W świecie skoków narciarskich nie znika temat powrotu do skakania fińskiego zawodnika Harriego Olliego. Skoczek zakończenie kariery ogłosił w styczniu 2011 roku, po odsunięciu go od kadry narodowej. W kwietniu tego roku zapowiedział powrót do czynnego uprawiania sportu. Po drodze napotkał wiele trudności, rozstał się z trenerem, po raz kolejny trafił na salę sądową… Wydawało się, że zapowiedzi jego startu w Mistrzostwach Finlandii są tylko czczymi obietnicami i nic z tego nie wyjdzie, a jednak wszystko jest na dobrej drodze. Jak informuje fińska telewizja, Olli zgłosił się do zawodów, które odbędą się w najbliższą niedzielę (16 września) w Lahti.
– „ Jestem bardzo podekscytowany tym startem. W moim zasięgu jest pokonanie rywali, a w dalszym okresie starty w konkursach Pucharu Świata. Od kwietnia do lipca trenowałem bardzo ciężko. „ – powiedział Fin.
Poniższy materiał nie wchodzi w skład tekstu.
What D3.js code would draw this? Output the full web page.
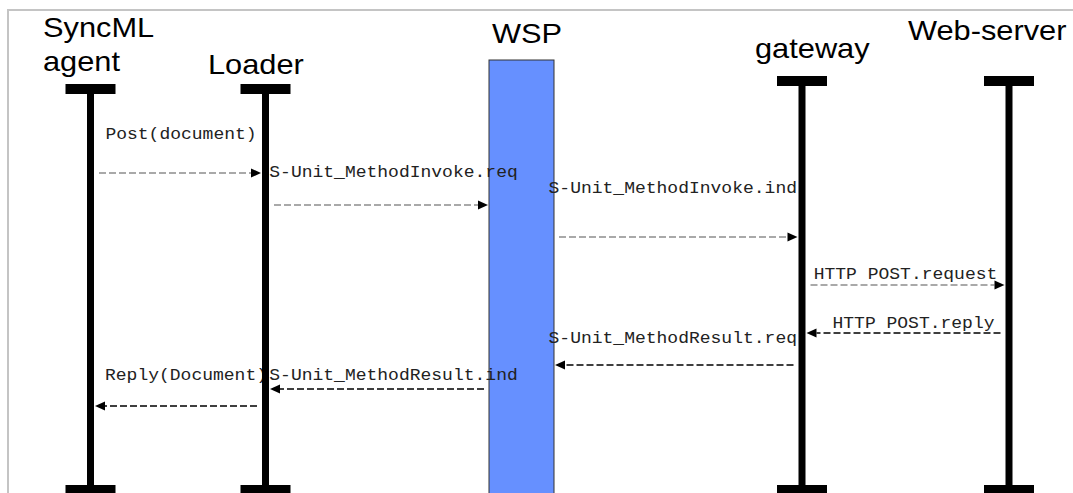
<!DOCTYPE html>
<html>
<head>
<meta charset="utf-8">
<script src="https://cdn.jsdelivr.net/npm/d3@7"></script>
<style>
  body { margin: 0; background: #fff; overflow: hidden; }
  .head { font-family: "Liberation Sans", Arial, sans-serif; font-size: 27px; fill: #000; }
  .msg { font-family: "Liberation Mono", "Courier New", monospace; font-size: 17px; fill: #222; }
</style>
</head>
<body>
<div id="chart"></div>
<script>
// participants, left to right
var participants = ["SyncML agent", "Loader", "WSP", "gateway", "Web-server"];
var headerLines = [["SyncML", "agent"], ["Loader"], ["WSP"], ["gateway"], ["Web-server"]];

// messages, in time order
var msgFrom = ["SyncML agent", "Loader", "WSP", "gateway", "Web-server", "gateway", "WSP", "Loader"];
var msgTo = ["Loader", "WSP", "gateway", "Web-server", "gateway", "WSP", "Loader", "SyncML agent"];
var msgLabels = ["Post(document)", "S-Unit_MethodInvoke.req", "S-Unit_MethodInvoke.ind",
  "HTTP POST.request", "HTTP POST.reply", "S-Unit_MethodResult.req",
  "S-Unit_MethodResult.ind", "Reply(Document)"];
// time of each arrow and of its label on the diagram's time axis
var msgTimes = [113, 145, 177, 225, 273, 305, 329, 346];
var labelTimes = [79, 117, 133, 219, 268, 283, 320, 320];

var width = 1073, height = 493;

var svg = d3.select("#chart").append("svg")
  .attr("width", width)
  .attr("height", height);

// lanes
var x = d3.scaleOrdinal()
  .domain(participants)
  .range([90.5, 265.5, 521.5, 802, 1009]);

// time axis runs down from the top of the WSP box
var y = d3.scaleLinear()
  .domain([0, 433])
  .range([60, 493]);

// half width of each lane (lifeline or box)
var halfW = function(p) { return p === "WSP" ? 32.5 : 3.5; };

// header layout: offset from lane, baseline of first line, top of the crossbar
var headLayout = {
  "SyncML agent": { dx: -47.5, base: 37, bar: 84 },
  "Loader":       { dx: -57.5, base: 74, bar: 84 },
  "WSP":          { dx: -29.5, base: 43, bar: null },
  "gateway":      { dx: -47,   base: 58, bar: 76 },
  "Web-server":   { dx: -101,  base: 40, bar: 76 }
};
var textSX = 1.14, monoSX = 1.06;
// labels sit a little right of the midpoint between lanes
var labelNudge = [3, 0, 11, 0, 8, 11, 0, 8];

// frame
svg.append("path")
  .attr("d", "M8," + (height + 5) + "V10H" + (width + 5))
  .attr("fill", "none")
  .attr("stroke", "#c4c4c4")
  .attr("stroke-width", 2);

// WSP box
svg.append("rect")
  .attr("x", x("WSP") - halfW("WSP"))
  .attr("y", y(0))
  .attr("width", halfW("WSP") * 2)
  .attr("height", height)
  .attr("fill", "#6690ff")
  .attr("stroke", "#333")
  .attr("stroke-width", 1);

// header labels
participants.forEach(function(p, i) {
  var L = headLayout[p];
  headerLines[i].forEach(function(line, j) {
    svg.append("text")
      .attr("class", "head")
      .attr("transform", "translate(" + (x(p) + L.dx) + "," + (L.base + j * 34) + ") scale(" + textSX + ",1)")
      .text(line);
  });
});

// message labels, centred between the two lanes
msgLabels.forEach(function(label, i) {
  var cx = (x(msgFrom[i]) + x(msgTo[i])) / 2 + labelNudge[i];
  svg.append("text")
    .attr("class", "msg")
    .attr("text-anchor", "middle")
    .attr("transform", "translate(" + cx + "," + y(labelTimes[i]) + ") scale(" + monoSX + ",1)")
    .text(label);
});

// lifelines with crossbars at top and bottom
participants.filter(function(p) { return headLayout[p].bar !== null; }).forEach(function(p) {
  var top = headLayout[p].bar;
  svg.append("line")
    .attr("x1", x(p)).attr("x2", x(p))
    .attr("y1", top).attr("y2", 490)
    .attr("stroke", "#000")
    .attr("stroke-width", 7);
  [top, 485].forEach(function(by) {
    svg.append("rect")
      .attr("x", x(p) - 25)
      .attr("y", by)
      .attr("width", 50)
      .attr("height", 10)
      .attr("fill", "#000");
  });
});

// arrows
msgLabels.forEach(function(label, i) {
  var from = msgFrom[i], to = msgTo[i];
  var dir = x(to) > x(from) ? 1 : -1;
  var x0 = x(from) + dir * (halfW(from) + 5);
  var x1 = x(to) - dir * (halfW(to) + 1);
  var yy = y(msgTimes[i]);
  var reply = dir < 0;
  var head = 10;
  svg.append("line")
    .attr("x1", x0).attr("x2", x1 - dir * head)
    .attr("y1", yy).attr("y2", yy)
    .attr("stroke", reply ? "#000" : "#555")
    .attr("stroke-width", reply ? 1.5 : 1.2)
    .attr("stroke-dasharray", "7,3");
  svg.append("path")
    .attr("d", "M" + x1 + "," + yy + "L" + (x1 - dir * head) + "," + (yy - 4.5) + "L" + (x1 - dir * head) + "," + (yy + 4.5) + "Z")
    .attr("fill", "#000");
});
</script>
</body>
</html>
Olli po rozstaniu w lipcu z trenerem Kimmo Kykkänenem rozpoczął współpracę z Jarim Mantilą, byłym kombinatorem norweskim. Krnąbrnego zawodnika nie ominęła też zmiana przepisów odnośnie kombinezonów. Tak jak inni skoczkowie, Fin musiał się oswoić z nowinkami technicznymi.
– „ Kombinezon jest teraz zupełnie inny. Cała sytuacja jest z korzyścią dla mnie, prawie dwa lata nie miałem do czynienia ze skokami, kombinezonami, i łatwiej jest mi się przystosować. „ – zdradził Olli.
Ostatni raz Fina oglądaliśmy w 2011 roku w zawodach Pucharu Świata w japońskim Sapporo gdzie zajął 39. miejsce.